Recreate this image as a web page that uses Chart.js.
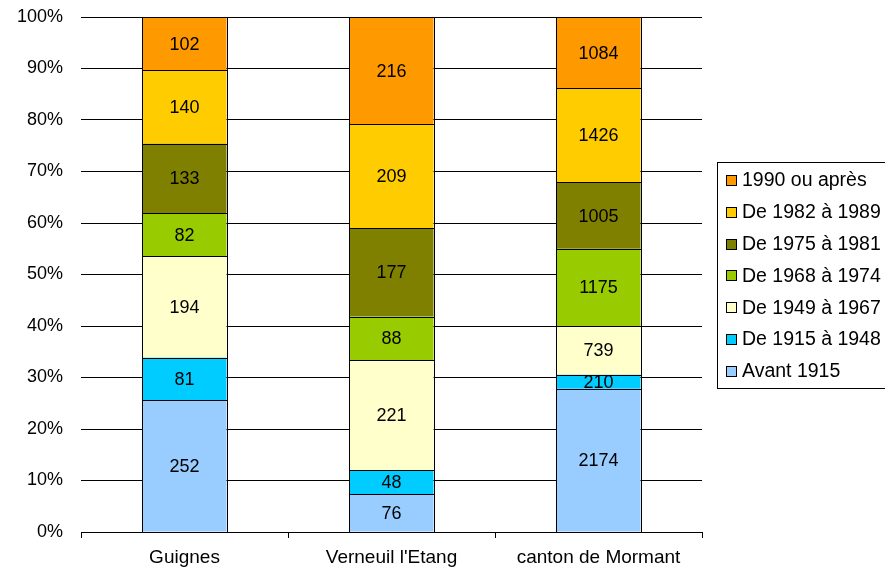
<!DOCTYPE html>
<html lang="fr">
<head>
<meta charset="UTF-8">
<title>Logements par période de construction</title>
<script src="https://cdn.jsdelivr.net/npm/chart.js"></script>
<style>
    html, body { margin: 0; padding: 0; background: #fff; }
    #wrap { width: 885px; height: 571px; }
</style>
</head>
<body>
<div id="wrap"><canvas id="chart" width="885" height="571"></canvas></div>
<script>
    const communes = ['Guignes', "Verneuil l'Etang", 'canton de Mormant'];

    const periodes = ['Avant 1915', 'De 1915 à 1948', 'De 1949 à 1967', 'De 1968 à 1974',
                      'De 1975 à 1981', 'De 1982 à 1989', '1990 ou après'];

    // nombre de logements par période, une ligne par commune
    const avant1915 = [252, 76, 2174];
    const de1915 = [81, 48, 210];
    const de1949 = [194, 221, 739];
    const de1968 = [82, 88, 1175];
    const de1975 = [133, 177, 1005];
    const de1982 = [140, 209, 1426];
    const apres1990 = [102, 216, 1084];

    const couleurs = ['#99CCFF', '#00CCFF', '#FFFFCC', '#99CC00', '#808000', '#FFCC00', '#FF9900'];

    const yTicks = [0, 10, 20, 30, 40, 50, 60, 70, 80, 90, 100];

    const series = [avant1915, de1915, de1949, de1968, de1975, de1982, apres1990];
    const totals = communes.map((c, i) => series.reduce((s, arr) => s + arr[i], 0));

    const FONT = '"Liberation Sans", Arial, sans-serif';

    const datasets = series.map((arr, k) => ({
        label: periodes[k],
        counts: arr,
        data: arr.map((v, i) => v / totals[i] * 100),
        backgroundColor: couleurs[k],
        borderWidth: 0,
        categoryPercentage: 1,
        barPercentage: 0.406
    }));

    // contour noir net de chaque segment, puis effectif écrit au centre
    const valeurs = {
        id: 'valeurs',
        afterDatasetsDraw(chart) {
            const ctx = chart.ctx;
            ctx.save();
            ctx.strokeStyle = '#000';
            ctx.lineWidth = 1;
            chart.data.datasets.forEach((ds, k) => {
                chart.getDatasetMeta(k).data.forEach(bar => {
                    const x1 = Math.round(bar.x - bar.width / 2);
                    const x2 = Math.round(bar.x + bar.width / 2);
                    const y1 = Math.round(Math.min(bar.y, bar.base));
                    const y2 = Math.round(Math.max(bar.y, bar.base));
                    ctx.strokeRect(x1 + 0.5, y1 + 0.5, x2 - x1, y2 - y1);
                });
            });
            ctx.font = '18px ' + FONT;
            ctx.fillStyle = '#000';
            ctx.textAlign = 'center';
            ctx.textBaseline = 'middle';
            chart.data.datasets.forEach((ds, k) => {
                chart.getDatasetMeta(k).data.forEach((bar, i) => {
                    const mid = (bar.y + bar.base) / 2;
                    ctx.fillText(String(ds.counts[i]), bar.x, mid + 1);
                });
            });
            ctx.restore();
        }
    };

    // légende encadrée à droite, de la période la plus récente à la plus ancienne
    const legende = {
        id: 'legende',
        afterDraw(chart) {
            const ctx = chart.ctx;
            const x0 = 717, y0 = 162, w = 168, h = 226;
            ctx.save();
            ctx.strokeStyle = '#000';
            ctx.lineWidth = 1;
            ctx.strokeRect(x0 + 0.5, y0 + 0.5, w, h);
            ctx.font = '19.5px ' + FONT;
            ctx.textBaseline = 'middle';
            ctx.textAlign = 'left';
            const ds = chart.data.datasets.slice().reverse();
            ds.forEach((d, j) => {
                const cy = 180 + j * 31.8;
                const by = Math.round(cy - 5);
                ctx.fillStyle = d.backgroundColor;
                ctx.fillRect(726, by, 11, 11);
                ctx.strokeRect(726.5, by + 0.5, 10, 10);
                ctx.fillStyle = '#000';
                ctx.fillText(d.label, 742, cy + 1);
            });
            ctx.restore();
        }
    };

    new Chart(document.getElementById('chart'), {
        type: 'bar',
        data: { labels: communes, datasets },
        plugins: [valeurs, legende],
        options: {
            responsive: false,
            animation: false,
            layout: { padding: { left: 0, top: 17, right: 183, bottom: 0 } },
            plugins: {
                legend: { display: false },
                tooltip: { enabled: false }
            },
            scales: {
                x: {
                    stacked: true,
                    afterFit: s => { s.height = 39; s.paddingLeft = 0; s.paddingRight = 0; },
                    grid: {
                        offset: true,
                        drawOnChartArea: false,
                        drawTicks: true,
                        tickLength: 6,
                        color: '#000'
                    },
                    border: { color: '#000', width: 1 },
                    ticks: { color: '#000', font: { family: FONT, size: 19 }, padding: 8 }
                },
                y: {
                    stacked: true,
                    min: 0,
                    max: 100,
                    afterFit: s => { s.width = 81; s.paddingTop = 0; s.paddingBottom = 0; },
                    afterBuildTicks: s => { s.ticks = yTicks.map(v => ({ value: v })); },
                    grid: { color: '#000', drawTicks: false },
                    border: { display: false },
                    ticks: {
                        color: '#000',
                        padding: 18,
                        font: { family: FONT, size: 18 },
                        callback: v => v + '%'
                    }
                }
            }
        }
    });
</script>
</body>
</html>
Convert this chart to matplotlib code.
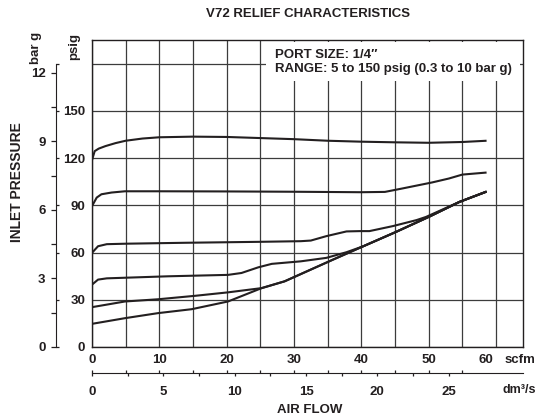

**To be done:** Copy all lines from the material that include "this".

**Task output:**
Recreate this image as a web page that uses Chart.js.
Convert this chart to matplotlib code.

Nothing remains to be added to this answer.